Zabbalîn une dénomination dérivée du mot zibâla, qui signifie « déchet » ou « poubelle » en arabe
À la différence de nos systèmes urbains qui ont su ériger des dispositifs centralisés invisibilisant la circulation des rebuts de la vie citadine, sans pour autant les faire disparaître, la gestion des déchets cairotes repose sur d’autres réseaux qui assument et assurent la prise en charge des déchets. Avec leurs moyens propres, ils permettent à la ville de ne pas s’étouffer dans ses propres rejets. Les zabbalîn du Caire sont ainsi de véritables fournisseurs de services publics urbains, passant quotidiennement devant la porte de nombreux habitants, commerces et entreprises pour ramasser leurs déchets. Ils se distinguent des scavengers (littéralement « chiffonniers ») présents dans un grand nombre de pays des « Suds » (cartoneros en Argentine, pepenadores au Mexique, etc.), qui trient à la sauvette sur des amoncellement de déchets en ville, ou de façon sélective sur des décharges une fois que les déchets y sont amenés par des entreprises publiques ou privées.
Qualifier les zabbalîn de « chiffonniers » pourrait, par son caractère anachronique, laisser entendre que l’Égypte contemporaine ressemble à la France urbaine du XIXe siècle et enfermerait ces formes de gestion des déchets dans une vision développementaliste, niant leur caractère inédit et particulier. Les zabbalîn, tout comme les chiffonniers, sont quotidiennement confrontés à l’envers des sociétés de consommation contemporaines. Au Caire, le plastique ou le carton ne finissent pas en décharge ou incinérés, comme souvent en Europe, mais cheminent vers l’un des sept quartiers où vivent et travaillent les zabbalîn.
Une activité qui a transformé des quartiers relégués et autoconstruits, en quartiers usines à ciel ouvert dédiés au recyclage
Appelés localement zarrayeb, mot qui désigne traditionnellement un enclos utilisé pour les animaux malpropres – une métonymie qui en dit long sur la symbolique et les représentations associées à ce métier et à ce groupe social dans l’imaginaire cairote –, ces quartiers ne sont pas des campements ni des décharges, mais bel et bien des quartiers résidentiels de plus en plus industrialisés.

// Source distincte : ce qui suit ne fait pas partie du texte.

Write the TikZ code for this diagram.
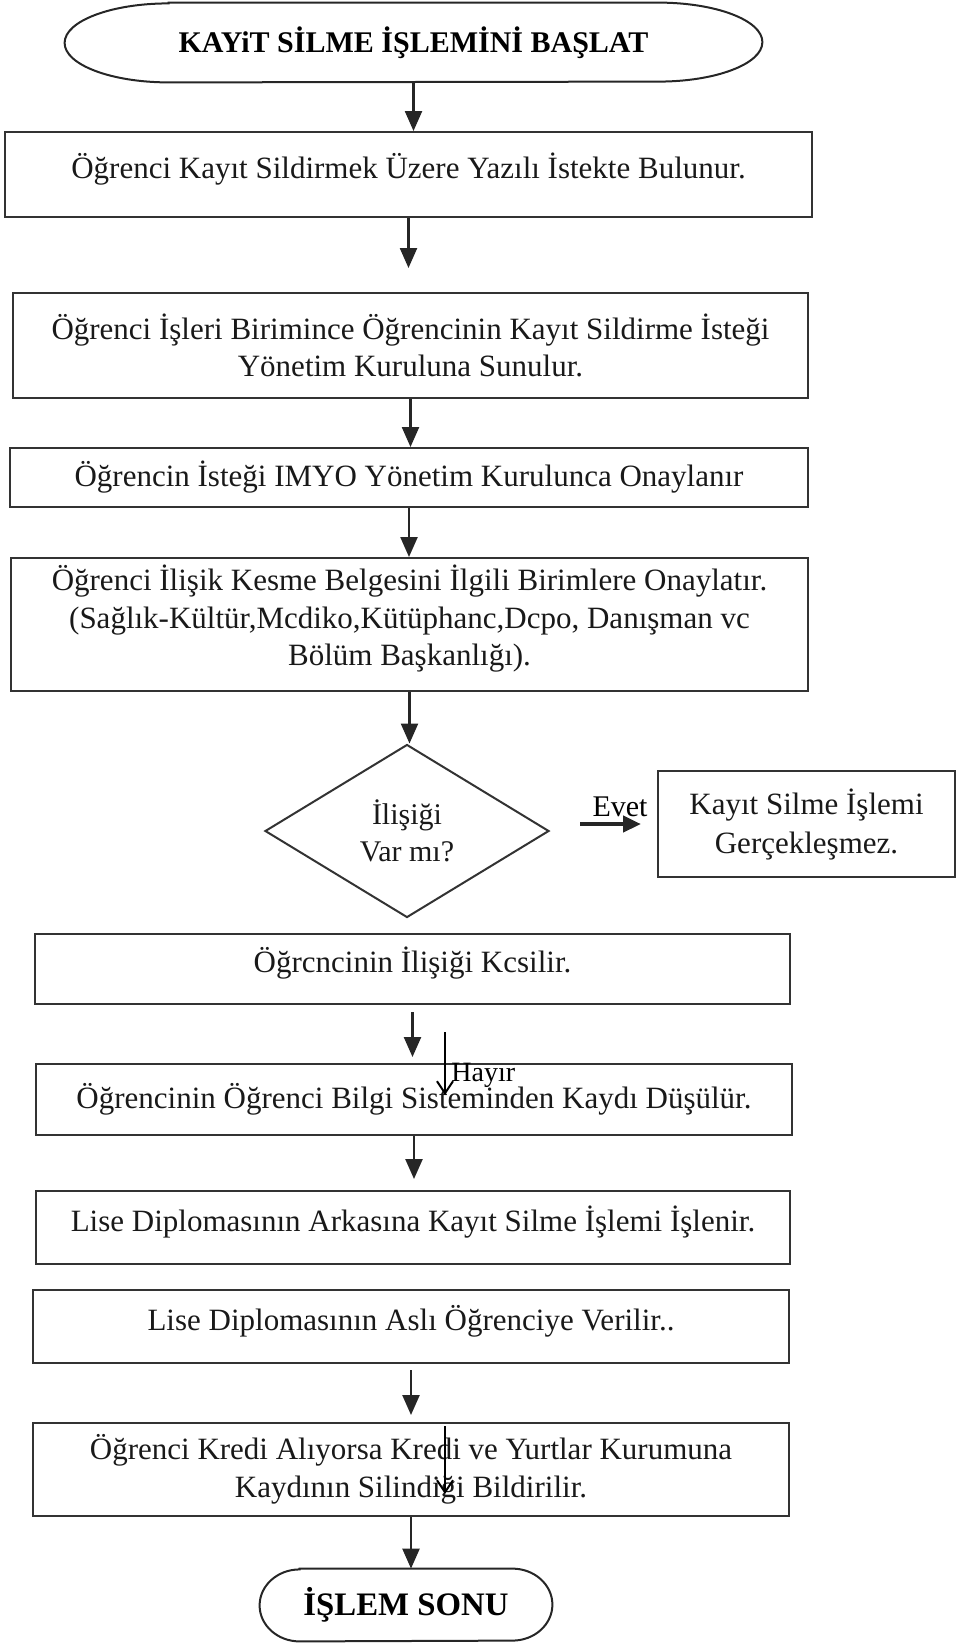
\documentclass[tikz,border=0pt]{standalone}
\usepackage{fontspec}
\setmainfont{Liberation Serif}
\usetikzlibrary{shapes.geometric,arrows.meta}

\begin{document}
\begin{tikzpicture}[x=0.5pt,y=-0.5pt,
kutu/.style={%
draw=black!80,
line width=1pt,
text=black!90,
align=center,
inner sep=0pt,
font=\fontsize{15.5}{18.8}\selectfont
},
yukari/.style={%
text depth=9pt
},
karar/.style={%
diamond,
draw=black!80,
line width=1pt,
aspect=1.64,
inner sep=0pt,
text=black!90,
align=center,
font=\fontsize{15}{18.5}\selectfont
},
uc/.style={%
inner sep=0pt,
text=black,
font=\bfseries\fontsize{15}{18}\selectfont
},
kenar/.style={%
draw=black!85,
line width=1pt
},
ok/.style={%
draw=black!85,
line width=1.2pt,
-{Triangle[length=10pt,width=8.5pt]}
},
kalin/.style={%
draw=black!85,
line width=2.2pt,
-{Triangle[length=9pt,width=8pt]}
},
ince/.style={%
draw=black,
line width=1pt,
-{Straight Barb[length=6pt,width=8pt]}
},
etiket/.style={%
inner sep=0pt,
font=\fontsize{15}{18}\selectfont
},
]
\useasboundingbox(0,0)rectangle(957,1644);
%% Baslangic
\node[uc,minimum width=348.5pt,minimum height=39.5pt](basla)at(413.5,42.5){\raisebox{-4.5pt}{KAYiT SİLME İŞLEMİNİ BAŞLAT}};
\draw[kenar]([xshift=52pt]basla.north west)--([xshift=-52pt]basla.north east)arc[start angle=90,end angle=-90,x radius=52pt,y radius=19.75pt]--([xshift=52pt]basla.south west)arc[start angle=270,end angle=90,x radius=52pt,y radius=19.75pt]--cycle;
%% Adimlar
\node[kutu,yukari,minimum width=403.5pt,minimum height=42.5pt](adim1)at(408.5,174.5){Öğrenci Kayıt Sildirmek Üzere Yazılı İstekte Bulunur.};
\node[kutu,minimum width=397.5pt,minimum height=52.5pt](adim2)at(410.5,345.5){Öğrenci İşleri Birimince Öğrencinin Kayıt Sildirme İsteği\\Yönetim Kuruluna Sunulur.};
\node[kutu,minimum width=399pt,minimum height=29.5pt](adim3)at(409,477.5){Öğrencin İsteği IMYO Yönetim Kurulunca Onaylanır};
\node[kutu,yukari,minimum width=398.5pt,minimum height=66.5pt](adim4)at(409.5,624.5){Öğrenci İlişik Kesme Belgesini İlgili Birimlere Onaylatır.\\(Sağlık-Kültür,Mcdiko,Kütüphanc,Dcpo, Danışman vc\\Bölüm Başkanlığı).};
%% Karar
\node[karar,minimum width=142pt,minimum height=86.5pt](karar)at(407,831){İlişiği\\Var mı?};
\node[kutu,minimum width=148.5pt,minimum height=53pt,font=\fontsize{15.5}{19.5}\selectfont](evetkutu)at(806.5,824){Kayıt Silme İşlemi\\Gerçekleşmez.};
\node[etiket](evet)at(620,807){Evet};
%% Alt adimlar
\node[kutu,yukari,minimum width=377.5pt,minimum height=35pt](adim5)at(412.5,969){Öğrcncinin İlişiği Kcsilir.};
\node[kutu,minimum width=378pt,minimum height=35.5pt](adim6)at(414,1099.5){Öğrencinin Öğrenci Bilgi Sisteminden Kaydı Düşülür.};
\node[kutu,yukari,minimum width=377pt,minimum height=36.5pt](adim7)at(413,1227.5){Lise Diplomasının Arkasına Kayıt Silme İşlemi İşlenir.};
\node[kutu,yukari,minimum width=378pt,minimum height=36.5pt](adim8)at(411,1326.5){Lise Diplomasının Aslı Öğrenciye Verilir..};
\node[kutu,minimum width=378pt,minimum height=46.5pt](adim9)at(411,1469.5){Öğrenci Kredi Alıyorsa Kredi ve Yurtlar Kurumuna\\Kaydının Silindiği Bildirilir.};
%% Son
\node[uc,minimum width=146pt,minimum height=36pt,font=\bfseries\fontsize{16.4}{19}\selectfont](son)at(406,1605){İŞLEM SONU};
\draw[kenar]([xshift=20pt]son.north west)--([xshift=-20pt]son.north east)arc[start angle=90,end angle=-90,x radius=20pt,y radius=18pt]--([xshift=20pt]son.south west)arc[start angle=270,end angle=90,x radius=20pt,y radius=18pt]--cycle;
%% Oklar
\draw[ok](basla)--(basla|-adim1.north);
\draw[ok,shorten >=12pt](adim1)--(adim1|-adim2.north);
\draw[ok](adim2)--(adim2|-adim3.north);
\draw[ok](adim3)--(adim3|-adim4.north);
\draw[ok](adim4)--(adim4|-karar.north);
\draw[kalin,shorten <=15pt,shorten >=8pt](evetkutu.west-|karar.east)--(evetkutu.west);
\draw[ok,shorten <=3.5pt,shorten >=3pt](adim5)--(adim5|-adim6.north);
\draw[ok,shorten >=5.5pt](adim6)--(adim6|-adim7.north);
\draw[ok,shorten <=3pt,shorten >=3.5pt](adim8)--(adim8|-adim9.north);
\draw[ok](adim9)--(adim9|-son.north);
%% Hayir
\coordinate(h1)at(445,1032);
\coordinate(h2)at(445,1095);
\draw[ince](h1)--(h2);
\node[etiket,anchor=west,font=\fontsize{14}{16}\selectfont](hayir)at(451,1075){Hayır};
\coordinate(k1)at(445,1426);
\coordinate(k2)at(445,1494);
\draw[ince](k1)--(k2);
\end{tikzpicture}
\end{document}
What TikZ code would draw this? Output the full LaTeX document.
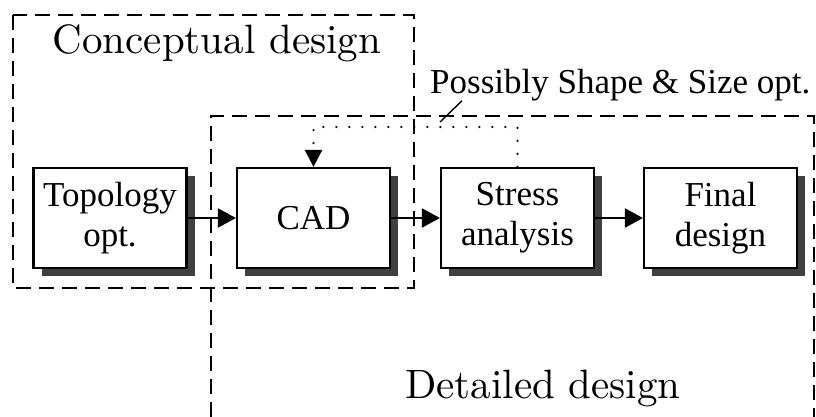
\documentclass[tikz,border=0pt]{standalone}
\usepackage{fontspec}
\newfontfamily\boxfont{Liberation Serif}
\newfontfamily\stagefont{lmroman10-regular.otf}
\usetikzlibrary{arrows.meta,shadows}

\tikzset{
  blk/.style={draw=black, line width=2.2pt, fill=white, minimum width=153pt,
    minimum height=100pt, inner sep=0pt, align=center,
    font=\boxfont\fontsize{35}{40}\selectfont,
    drop shadow={shadow xshift=8pt, shadow yshift=-8pt, fill=black!75, opacity=1}},
  flow/.style={line width=2.2pt, -{Triangle[length=18pt,width=19pt]}},
  fbloop/.style={line width=2.4pt, line cap=round, dash pattern=on 0pt off 13pt,
    -{Triangle[length=17pt,width=17pt]}},
  region/.style={line width=2pt, dash pattern=on 15pt off 8pt},
  stage/.style={inner sep=0pt, font=\stagefont\fontsize{41}{48}\selectfont},
}

\begin{document}
\begin{tikzpicture}[x=1pt, y=-1pt]
  \path[use as bounding box, clip] (0,0) rectangle (816,416);

  % design phases
  \draw[region] (13,15) rectangle (414,288);
  \draw[region] (211,440) |- (814,116) -- (814,440);
  \node[stage, anchor=base] (concept) at (217,53) {Conceptual design};
  \node[stage, anchor=base] (detail) at (543,398) {Detailed design};

  % process steps
  \node[blk] (topo)   at (110,218)   {Topology\\opt.};
  \node[blk] (cad)    at (313.5,218) {CAD};
  \node[blk] (stress) at (517.5,218) {Stress\\analysis};
  \node[blk] (final)  at (720.5,218) {Final\\design};

  \draw[flow] (topo) -- (cad);
  \draw[flow] (cad) -- (stress);
  \draw[flow] (stress) -- (final);

  % optional shape and size optimisation loop
  \coordinate (loop) at (0,127);
  \draw[fbloop] (stress.north) -- (stress.north |- loop) -- (cad.north |- loop) -- (cad.north);

  \node[inner sep=0pt, anchor=base west, font=\boxfont\fontsize{35}{40}\selectfont]
    (opt) at (430,93) {Possibly Shape \& Size opt.};
  \coordinate (optend) at (440,122);
  \draw[line width=1.4pt] ([xshift=32pt]opt.south west) -- (optend);
\end{tikzpicture}
\end{document}
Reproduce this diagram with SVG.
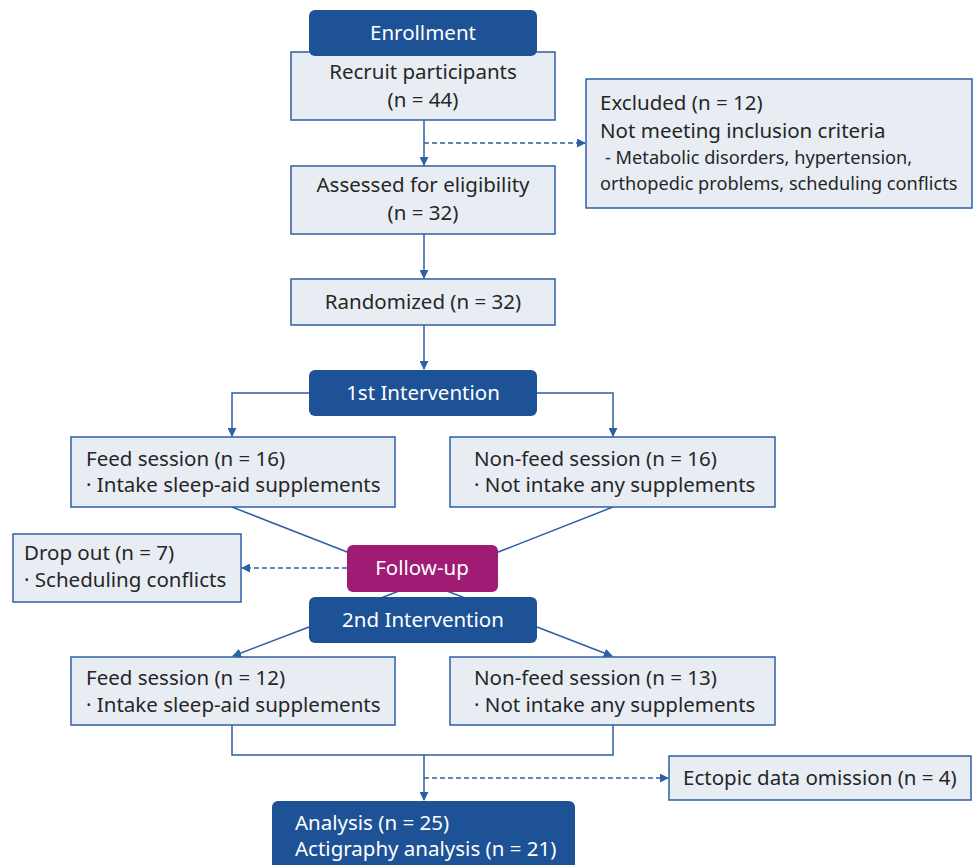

Manchiet Nasser, le plus célèbre et le plus visité des zarrayeb, est parfois appelé « Moqattam » ou « Garbage City » par les étrangers. Près de 60 000 personnes y résident et la plupart travaillent dans la collecte, le tri, la transformation et la revente de déchets. À l’entrée du quartier, une série de constructions récentes, érigées par les membres les plus riches de la communauté durant la révolution de janvier 2011, témoignent de l’industrialisation progressive du quartier ainsi que des évolutions économiques de la profession en faveur des recycleurs.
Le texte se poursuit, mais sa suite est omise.